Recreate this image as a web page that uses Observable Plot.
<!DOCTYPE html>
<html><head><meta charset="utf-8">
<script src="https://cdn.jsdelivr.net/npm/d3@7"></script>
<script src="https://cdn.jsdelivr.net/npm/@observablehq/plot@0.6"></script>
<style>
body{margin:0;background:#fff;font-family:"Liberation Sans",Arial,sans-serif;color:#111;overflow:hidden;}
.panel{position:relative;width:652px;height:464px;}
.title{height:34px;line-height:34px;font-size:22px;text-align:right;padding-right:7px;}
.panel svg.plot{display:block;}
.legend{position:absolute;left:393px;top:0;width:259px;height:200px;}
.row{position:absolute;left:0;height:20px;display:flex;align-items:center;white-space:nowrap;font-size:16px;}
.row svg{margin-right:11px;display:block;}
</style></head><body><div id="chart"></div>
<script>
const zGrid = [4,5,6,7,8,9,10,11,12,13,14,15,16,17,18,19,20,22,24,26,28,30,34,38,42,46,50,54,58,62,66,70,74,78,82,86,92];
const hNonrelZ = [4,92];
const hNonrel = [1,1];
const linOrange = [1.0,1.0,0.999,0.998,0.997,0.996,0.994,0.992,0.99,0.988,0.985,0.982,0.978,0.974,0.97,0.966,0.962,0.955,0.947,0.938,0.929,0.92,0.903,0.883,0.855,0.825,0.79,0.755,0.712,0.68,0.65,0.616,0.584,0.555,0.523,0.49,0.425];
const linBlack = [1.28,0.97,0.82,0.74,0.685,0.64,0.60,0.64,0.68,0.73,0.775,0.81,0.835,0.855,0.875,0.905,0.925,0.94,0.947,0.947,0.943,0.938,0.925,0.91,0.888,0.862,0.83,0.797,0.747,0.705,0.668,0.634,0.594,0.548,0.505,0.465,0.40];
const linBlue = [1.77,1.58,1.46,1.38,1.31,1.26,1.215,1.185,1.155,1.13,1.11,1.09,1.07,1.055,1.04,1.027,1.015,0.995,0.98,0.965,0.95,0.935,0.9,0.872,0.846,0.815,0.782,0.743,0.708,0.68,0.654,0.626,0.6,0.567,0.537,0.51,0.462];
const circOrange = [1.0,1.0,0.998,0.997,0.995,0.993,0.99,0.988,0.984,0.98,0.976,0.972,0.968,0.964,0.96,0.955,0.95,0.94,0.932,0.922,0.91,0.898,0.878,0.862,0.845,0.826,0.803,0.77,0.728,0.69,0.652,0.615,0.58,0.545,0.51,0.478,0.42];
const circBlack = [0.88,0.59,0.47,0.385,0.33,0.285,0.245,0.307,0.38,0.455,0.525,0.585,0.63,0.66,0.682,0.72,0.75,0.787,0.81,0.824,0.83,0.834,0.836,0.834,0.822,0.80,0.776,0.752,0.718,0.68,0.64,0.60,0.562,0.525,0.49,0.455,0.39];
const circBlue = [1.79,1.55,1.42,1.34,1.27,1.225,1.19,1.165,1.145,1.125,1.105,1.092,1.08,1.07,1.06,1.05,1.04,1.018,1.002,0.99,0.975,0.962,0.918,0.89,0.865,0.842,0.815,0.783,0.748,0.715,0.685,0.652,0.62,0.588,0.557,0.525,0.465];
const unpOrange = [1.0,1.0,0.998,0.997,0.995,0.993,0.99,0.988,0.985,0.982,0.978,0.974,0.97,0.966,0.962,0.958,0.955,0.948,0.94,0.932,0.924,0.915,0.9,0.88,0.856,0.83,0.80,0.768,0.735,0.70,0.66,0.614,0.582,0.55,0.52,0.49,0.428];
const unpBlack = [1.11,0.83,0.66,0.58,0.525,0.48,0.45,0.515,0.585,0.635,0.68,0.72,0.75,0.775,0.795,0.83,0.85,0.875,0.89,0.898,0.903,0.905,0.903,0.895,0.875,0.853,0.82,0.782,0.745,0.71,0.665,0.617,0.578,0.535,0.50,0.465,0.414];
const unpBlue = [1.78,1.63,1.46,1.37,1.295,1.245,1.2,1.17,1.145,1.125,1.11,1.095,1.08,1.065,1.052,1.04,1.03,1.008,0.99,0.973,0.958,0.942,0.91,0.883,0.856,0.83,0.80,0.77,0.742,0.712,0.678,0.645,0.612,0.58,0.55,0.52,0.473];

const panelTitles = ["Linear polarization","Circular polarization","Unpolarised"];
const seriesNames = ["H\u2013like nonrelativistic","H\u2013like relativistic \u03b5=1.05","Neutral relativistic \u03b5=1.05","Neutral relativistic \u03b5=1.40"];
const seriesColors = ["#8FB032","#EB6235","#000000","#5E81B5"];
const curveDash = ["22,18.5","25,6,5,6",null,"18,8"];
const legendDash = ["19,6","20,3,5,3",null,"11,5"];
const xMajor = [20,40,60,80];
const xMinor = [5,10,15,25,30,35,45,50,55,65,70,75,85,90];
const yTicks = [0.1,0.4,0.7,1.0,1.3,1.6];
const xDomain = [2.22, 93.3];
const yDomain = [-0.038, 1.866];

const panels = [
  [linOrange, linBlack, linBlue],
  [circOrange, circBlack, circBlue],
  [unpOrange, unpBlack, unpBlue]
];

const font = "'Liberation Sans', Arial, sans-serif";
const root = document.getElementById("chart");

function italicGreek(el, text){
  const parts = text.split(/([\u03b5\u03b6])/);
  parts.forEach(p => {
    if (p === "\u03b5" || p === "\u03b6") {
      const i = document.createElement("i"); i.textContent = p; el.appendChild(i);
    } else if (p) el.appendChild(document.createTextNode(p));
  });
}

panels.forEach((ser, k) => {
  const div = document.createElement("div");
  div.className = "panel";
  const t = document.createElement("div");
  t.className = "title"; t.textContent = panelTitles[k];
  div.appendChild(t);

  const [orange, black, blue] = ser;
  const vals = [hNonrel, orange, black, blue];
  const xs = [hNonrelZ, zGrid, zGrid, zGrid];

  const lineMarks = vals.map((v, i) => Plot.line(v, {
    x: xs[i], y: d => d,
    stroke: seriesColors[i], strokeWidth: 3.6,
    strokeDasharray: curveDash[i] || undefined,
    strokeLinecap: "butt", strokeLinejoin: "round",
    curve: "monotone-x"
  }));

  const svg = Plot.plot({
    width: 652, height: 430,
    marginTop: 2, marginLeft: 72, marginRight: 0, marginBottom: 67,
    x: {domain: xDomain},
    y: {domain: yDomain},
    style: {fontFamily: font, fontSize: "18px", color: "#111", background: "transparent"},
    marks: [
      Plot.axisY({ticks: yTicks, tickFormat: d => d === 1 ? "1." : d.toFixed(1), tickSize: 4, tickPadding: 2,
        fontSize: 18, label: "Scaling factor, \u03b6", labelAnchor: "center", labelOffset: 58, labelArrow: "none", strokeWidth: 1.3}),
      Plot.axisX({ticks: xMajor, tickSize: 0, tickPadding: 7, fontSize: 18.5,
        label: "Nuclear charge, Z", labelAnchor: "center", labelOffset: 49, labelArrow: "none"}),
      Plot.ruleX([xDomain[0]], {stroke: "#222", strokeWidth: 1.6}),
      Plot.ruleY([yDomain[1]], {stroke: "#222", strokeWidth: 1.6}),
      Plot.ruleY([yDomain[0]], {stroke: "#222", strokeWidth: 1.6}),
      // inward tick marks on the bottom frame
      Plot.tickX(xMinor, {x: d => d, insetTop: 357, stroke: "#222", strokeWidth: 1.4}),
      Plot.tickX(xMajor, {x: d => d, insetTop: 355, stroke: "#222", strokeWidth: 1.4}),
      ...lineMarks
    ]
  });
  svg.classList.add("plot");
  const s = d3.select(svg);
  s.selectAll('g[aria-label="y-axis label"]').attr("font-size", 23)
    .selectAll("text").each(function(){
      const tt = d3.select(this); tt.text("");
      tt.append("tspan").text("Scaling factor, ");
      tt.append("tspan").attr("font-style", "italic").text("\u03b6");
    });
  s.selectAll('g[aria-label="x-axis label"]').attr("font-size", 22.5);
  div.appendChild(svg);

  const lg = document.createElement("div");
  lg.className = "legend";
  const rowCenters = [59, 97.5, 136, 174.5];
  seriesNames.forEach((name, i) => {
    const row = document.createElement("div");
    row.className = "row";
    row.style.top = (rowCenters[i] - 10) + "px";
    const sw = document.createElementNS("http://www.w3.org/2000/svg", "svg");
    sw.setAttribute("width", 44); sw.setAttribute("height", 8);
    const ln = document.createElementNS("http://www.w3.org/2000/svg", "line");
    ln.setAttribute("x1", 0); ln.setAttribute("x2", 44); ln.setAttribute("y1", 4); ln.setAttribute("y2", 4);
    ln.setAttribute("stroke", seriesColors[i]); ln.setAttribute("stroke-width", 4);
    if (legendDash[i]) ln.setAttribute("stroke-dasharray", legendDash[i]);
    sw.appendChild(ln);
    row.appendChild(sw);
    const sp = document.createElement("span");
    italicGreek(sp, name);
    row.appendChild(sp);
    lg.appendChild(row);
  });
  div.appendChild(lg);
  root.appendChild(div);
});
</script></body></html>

****

INSTRUCTIONS TO FOLLOW: Identify and extract each line of the listing that contains "this".

TASK SOLUTION:
Recreate this image as a web page that uses Observable Plot.
      const tt = d3.select(this); tt.text("");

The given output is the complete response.